Witam wszystkie Panie podrzucające. :>
Przeglądam internet od jakiegoś czasu, w poszukiwaniu kota, który mnie ujmie szczególnie.

I zobaczyłam Oliwkę.
Specjalnie dla niej się tutaj rejestrowałam.

Wzięłabym ją. Spory dom z ogrodem, lecz byłaby niewychodząca - za dużo zwierzaków w okolicy, póki co nie mam siatek na oknach, ale idzie zima i nie będę ich otwierać - siatki planuję na wiosnę, bo teraz się pojawiło dużo wydatków. Nie mam w tym momencie innych zwierząt, ale to dlatego, że dopiero od niedawna mam warunki na kota - po przeprowadzce - i cierpię na chroniczne niedokocenie (ostatnie koty musiałam pooddawać, minęło już kilka lat..). Chętnie bym Oliwkę wzięła do siebie - wydaje mi się, że nie byłoby przeszkód w dobraniu kolejnego kociaka/kota, a później szczeniaka. Jej wiek nie stanowi dla mnie problemu - chciałam właśnie kota dorosłego, za którym nie będę musiała biegać ze szmatą

(uczenie kota kuwety to straszna rzecz

), jednakowoż nie będę miała nic przeciwko jeśli zacznie się bawić kulkami ze skarpetek TŻ, porozkładanymi po całym domu.
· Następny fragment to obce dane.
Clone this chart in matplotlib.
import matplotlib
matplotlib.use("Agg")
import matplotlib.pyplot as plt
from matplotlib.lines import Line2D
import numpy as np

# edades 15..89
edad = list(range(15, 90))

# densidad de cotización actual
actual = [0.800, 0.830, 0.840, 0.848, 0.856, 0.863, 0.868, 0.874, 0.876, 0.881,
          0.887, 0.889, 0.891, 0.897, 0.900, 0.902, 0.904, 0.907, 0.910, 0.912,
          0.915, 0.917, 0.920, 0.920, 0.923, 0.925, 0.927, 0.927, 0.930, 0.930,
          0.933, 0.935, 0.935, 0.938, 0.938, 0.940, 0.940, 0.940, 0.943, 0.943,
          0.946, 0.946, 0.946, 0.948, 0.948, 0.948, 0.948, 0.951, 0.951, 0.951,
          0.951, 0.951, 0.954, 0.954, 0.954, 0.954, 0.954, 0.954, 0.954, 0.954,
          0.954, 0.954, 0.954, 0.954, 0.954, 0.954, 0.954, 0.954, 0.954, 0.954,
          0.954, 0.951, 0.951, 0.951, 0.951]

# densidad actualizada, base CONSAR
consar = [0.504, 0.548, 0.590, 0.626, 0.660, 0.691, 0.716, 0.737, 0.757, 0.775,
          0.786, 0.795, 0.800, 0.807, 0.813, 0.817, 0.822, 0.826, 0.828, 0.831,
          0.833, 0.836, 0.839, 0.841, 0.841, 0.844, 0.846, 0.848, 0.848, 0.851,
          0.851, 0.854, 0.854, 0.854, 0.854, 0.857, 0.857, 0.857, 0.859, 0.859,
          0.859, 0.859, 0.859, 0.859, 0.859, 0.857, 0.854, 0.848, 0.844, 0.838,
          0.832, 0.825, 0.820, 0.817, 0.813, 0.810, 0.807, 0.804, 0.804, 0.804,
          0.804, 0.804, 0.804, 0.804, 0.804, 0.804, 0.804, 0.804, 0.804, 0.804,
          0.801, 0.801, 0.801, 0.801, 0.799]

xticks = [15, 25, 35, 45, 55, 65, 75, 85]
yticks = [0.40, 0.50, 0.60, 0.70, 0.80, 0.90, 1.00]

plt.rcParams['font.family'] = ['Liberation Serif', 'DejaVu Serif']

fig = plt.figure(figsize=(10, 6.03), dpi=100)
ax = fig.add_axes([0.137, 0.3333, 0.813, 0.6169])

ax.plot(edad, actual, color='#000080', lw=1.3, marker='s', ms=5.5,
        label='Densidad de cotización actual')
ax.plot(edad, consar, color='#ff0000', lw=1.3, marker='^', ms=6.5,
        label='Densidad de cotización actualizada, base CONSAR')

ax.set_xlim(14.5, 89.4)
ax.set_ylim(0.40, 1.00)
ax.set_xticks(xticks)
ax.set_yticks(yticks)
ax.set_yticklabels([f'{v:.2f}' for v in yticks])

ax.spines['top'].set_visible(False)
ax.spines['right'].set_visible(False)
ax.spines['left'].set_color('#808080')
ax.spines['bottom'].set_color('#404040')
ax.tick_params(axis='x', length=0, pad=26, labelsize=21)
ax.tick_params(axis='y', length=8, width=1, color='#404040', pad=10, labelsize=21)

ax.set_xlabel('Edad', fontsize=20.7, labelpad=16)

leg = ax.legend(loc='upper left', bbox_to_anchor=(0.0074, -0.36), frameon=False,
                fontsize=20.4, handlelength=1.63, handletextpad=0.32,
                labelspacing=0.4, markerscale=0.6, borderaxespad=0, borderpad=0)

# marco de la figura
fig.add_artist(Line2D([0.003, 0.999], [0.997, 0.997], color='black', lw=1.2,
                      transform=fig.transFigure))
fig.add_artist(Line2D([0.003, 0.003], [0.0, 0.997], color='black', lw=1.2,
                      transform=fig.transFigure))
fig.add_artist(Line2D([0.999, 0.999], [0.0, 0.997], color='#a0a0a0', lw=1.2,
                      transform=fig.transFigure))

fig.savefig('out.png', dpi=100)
Jest jednak problem - dość... spory - odległość. Mieszkam pod Lublinem, nie mam możliwości dojechania do Konina - nie mam własnego auta ani możliwości jego pożyczenia... Mogłabym z transporterem wyjechać do jakiegoś miasta w okolicy Lublina - byle by było bezpośrednie połączenie pociąg/autobus, żeby kota nie męczyć więcej, niż to niezbędne.
Jak sądzicie, da się coś wykombinować?